In response to the NEPA reforms contained in the FRA, the Council on Environmental Quality (CEQ) finalized its Phase 2 amendments to NEPA in May 2024. The Phase 2 final rule includes extensive changes to current NEPA regulations. Some provisions are likely helpful, such as confirmation that effects must be “reasonably foreseeable,” requirements for deadlines and schedules for NEPA review, and allowing contractors (not just the federal government) to prepare environmental impact statements and environmental assessments. Other new procedures and policy elements could result in more complicated, time-consuming, and legally vulnerable NEPA reviews, such as the shift in perspective from NEPA as a procedural statute to one that is “action-forcing,” the evaluation of alternatives outside of the action agency’s jurisdiction, and requirements to evaluate environmental justice and climate change effects at multiple stages of the NEPA process. After the Phase 2 rule was promulgated, a coalition of states challenged the rule in the U.S. District Court of the District of North Dakota.

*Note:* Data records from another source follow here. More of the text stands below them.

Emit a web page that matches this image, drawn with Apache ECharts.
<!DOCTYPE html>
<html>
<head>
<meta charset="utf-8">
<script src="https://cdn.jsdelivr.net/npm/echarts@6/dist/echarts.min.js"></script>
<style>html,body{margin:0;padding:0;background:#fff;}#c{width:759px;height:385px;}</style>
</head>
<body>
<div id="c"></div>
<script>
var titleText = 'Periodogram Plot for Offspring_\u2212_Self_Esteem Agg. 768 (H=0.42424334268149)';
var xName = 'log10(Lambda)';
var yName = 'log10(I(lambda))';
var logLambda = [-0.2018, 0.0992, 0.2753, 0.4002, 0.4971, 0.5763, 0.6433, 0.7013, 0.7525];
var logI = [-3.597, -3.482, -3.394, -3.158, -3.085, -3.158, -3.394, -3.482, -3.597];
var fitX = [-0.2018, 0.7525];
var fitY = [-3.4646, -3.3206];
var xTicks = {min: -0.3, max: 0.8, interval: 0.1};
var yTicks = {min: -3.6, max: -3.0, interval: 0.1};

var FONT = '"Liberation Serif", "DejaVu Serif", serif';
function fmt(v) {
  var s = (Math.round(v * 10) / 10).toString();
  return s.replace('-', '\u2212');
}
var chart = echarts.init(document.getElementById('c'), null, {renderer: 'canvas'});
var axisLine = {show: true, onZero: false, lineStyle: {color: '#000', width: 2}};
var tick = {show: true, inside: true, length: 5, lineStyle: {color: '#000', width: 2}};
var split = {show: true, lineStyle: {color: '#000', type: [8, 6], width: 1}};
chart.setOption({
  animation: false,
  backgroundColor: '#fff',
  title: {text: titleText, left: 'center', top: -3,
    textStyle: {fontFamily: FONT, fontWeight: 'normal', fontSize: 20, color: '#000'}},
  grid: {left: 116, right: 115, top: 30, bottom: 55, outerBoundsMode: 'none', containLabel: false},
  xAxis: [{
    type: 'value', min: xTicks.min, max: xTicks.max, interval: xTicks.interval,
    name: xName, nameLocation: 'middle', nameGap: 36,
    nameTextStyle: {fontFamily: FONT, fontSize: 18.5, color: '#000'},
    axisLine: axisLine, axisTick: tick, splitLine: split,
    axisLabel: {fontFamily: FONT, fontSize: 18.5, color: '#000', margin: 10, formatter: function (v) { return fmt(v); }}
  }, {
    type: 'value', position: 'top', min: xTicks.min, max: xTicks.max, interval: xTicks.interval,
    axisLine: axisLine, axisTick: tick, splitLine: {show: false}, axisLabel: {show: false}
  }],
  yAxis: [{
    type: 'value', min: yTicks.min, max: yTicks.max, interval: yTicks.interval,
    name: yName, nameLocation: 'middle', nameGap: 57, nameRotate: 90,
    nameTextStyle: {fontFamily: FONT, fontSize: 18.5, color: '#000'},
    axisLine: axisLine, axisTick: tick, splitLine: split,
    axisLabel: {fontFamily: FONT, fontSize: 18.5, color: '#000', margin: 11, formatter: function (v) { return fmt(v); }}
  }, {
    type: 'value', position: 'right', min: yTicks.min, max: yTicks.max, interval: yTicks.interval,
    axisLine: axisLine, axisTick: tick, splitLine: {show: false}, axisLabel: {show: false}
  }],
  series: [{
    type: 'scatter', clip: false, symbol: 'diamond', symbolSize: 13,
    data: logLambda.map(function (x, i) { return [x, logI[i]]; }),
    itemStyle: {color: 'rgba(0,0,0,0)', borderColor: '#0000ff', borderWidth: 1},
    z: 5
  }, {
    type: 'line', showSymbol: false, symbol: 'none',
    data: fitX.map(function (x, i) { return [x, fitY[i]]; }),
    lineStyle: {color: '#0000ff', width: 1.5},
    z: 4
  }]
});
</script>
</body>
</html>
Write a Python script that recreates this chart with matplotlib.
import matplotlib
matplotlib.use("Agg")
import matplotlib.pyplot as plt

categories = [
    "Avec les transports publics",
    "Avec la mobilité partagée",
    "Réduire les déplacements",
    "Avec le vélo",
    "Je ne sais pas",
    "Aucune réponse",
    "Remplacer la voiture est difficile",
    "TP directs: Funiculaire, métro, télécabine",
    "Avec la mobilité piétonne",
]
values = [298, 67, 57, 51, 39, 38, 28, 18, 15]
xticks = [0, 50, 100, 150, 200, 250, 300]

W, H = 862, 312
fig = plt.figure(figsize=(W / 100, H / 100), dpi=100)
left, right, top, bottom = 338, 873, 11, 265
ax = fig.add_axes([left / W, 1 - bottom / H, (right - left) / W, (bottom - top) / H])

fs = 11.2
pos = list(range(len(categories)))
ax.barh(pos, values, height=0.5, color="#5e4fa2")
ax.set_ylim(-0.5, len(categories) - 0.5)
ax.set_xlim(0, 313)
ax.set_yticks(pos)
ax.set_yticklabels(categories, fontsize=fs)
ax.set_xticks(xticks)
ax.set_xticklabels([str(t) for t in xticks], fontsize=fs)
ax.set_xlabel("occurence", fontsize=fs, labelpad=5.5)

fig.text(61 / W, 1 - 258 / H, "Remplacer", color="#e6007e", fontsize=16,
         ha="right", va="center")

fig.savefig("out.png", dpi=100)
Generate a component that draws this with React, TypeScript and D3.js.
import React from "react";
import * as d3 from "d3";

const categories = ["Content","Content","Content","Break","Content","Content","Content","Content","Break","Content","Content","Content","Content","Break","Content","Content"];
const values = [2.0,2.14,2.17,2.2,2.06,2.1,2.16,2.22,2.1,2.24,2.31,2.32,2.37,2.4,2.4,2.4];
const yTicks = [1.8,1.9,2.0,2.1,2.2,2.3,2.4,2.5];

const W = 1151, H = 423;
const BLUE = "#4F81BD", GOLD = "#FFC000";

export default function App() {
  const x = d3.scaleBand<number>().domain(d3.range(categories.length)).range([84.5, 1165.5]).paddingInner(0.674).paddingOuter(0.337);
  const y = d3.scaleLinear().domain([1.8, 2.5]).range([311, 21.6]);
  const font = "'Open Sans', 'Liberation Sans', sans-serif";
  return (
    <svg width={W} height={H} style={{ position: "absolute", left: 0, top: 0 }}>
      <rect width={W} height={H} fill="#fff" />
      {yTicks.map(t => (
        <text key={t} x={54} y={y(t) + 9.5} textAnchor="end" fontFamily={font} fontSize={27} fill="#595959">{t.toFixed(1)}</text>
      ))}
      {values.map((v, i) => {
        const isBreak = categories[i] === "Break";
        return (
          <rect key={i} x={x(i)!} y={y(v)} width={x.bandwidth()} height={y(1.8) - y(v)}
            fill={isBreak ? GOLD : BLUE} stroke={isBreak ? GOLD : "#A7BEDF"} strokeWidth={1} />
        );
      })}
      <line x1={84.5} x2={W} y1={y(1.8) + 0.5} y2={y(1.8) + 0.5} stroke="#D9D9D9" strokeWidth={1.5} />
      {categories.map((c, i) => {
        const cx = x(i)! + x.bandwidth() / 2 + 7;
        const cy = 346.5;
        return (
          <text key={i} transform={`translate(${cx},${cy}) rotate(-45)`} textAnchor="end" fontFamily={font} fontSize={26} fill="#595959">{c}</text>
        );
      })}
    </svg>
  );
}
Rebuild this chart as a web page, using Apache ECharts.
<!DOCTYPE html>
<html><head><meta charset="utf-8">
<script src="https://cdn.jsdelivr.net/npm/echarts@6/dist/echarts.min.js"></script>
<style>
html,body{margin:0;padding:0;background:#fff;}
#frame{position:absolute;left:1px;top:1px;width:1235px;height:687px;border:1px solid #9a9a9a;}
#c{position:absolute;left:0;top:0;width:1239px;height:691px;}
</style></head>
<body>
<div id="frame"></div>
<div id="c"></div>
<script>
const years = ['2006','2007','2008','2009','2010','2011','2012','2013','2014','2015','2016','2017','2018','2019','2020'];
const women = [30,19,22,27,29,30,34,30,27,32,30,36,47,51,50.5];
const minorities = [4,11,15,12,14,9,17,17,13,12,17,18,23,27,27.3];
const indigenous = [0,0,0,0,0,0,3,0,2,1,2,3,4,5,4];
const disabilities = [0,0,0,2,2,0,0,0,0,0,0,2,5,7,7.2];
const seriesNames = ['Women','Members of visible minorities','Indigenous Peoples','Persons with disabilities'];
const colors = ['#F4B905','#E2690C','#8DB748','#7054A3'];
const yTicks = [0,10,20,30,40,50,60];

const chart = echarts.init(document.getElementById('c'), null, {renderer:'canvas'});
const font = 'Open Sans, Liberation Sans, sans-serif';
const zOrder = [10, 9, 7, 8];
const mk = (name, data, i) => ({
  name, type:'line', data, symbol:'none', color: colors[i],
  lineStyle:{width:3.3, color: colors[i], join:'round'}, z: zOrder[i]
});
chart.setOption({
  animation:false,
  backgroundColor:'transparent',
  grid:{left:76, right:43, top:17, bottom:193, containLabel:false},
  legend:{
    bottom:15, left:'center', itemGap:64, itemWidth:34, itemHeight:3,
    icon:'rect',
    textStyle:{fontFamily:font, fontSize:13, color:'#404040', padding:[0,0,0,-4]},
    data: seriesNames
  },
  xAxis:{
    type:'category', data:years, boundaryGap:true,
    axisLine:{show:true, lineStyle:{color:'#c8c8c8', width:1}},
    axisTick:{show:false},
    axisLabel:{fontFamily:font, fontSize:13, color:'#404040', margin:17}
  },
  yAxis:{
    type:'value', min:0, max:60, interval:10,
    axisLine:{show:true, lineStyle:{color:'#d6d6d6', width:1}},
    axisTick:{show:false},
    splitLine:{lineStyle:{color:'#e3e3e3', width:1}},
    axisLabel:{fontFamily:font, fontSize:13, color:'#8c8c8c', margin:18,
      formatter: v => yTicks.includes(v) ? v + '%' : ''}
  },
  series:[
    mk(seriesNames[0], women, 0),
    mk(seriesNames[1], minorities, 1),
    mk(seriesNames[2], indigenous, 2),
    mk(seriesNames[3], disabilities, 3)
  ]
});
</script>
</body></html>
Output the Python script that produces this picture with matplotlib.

Subsequently, a recent court decision has added to the ongoing controversies related to environmental permit reforms under NEPA.

In November 2024, the U.S. Court of Appeals for the District of Columbia Circuit (D.C. Circuit) ruled that CEQ lacks the statutory authority to issue regulations implementing NEPA in Marin Audubon Society v. Federal Aviation Administration (No. 23-1067). If the decision stands, it could have significant implications for the validity and application of CEQ’s NEPA regulations not limited to the Phase 1 and Phase 2 NEPA regulations, but on other administrative agencies’ NEPA implementing regulations that rely on CEQ regulations, as well as on actions such as permits that rely on CEQ’s NEPA regulations. While the court ruling does not vacate CEQ’s NEPA regulations, it means agencies may not be able to rely on CEQ’s NEPA regulations to demonstrate compliance, and project opponents may be able to rely on these regulations to challenge NEPA. The court ruling could also serve as a strong basis for the Trump administration to seek to repeal CEQ’s NEPA regulations.